That is my understanding as well. However where you talked about
adding the code will end up being before we call e1000e_down() won't
it?

> In our case, on powerpc , if injecting eeh errors to reach preset
> threshold value, it will be forced to be offline permanently.
>
> In e1000e_close() to bring down link, the check: "if (!
> test_bit(__E1000_DOWN, &adapter->state))" is false, so e1000e_down() and
> e1000_free_irq() are both not called. IRQs are not freed.

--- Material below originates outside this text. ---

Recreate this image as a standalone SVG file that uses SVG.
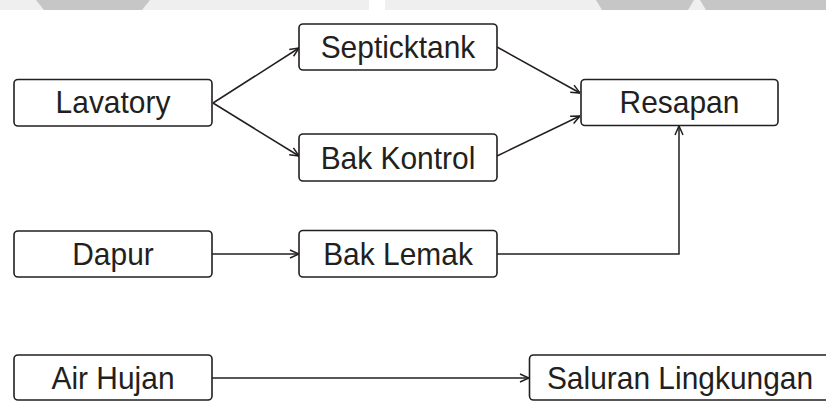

My concern is mainly that we don't want to mess up the ordering of
things or perform the same action multiple times, or do things
out-of-order.

> When e1000_remove() is called, it sees IRQs are not free, hence crash
> the kernel.
>
> This is the reason I have the original proposed patch to add an extra
> check in e1000e_close().

I get that, however the way you said you were going to change things
doesn't match up with that. You are freeing the IRQs without first
bringing down the interface.

> For the 2nd change in e1000_io_error_detected() routine, I haven't
> tested it yet.
>
> Pardon me if causing any confusion, and Thanks for your time again!
>
> - David

I need to take a look at a couple things. I am not sure why the
e1000e_close is even checking for the __E1000_DOWN bit. From what I
can tell the other drivers are just calling e1000_down() directly
without the check so I am not sure if something was added that makes
it so that we have to be careful about calling e1000_down more than
once or not. If not we could probably just pull that check and
simplify all of this.

Thanks.

- Alex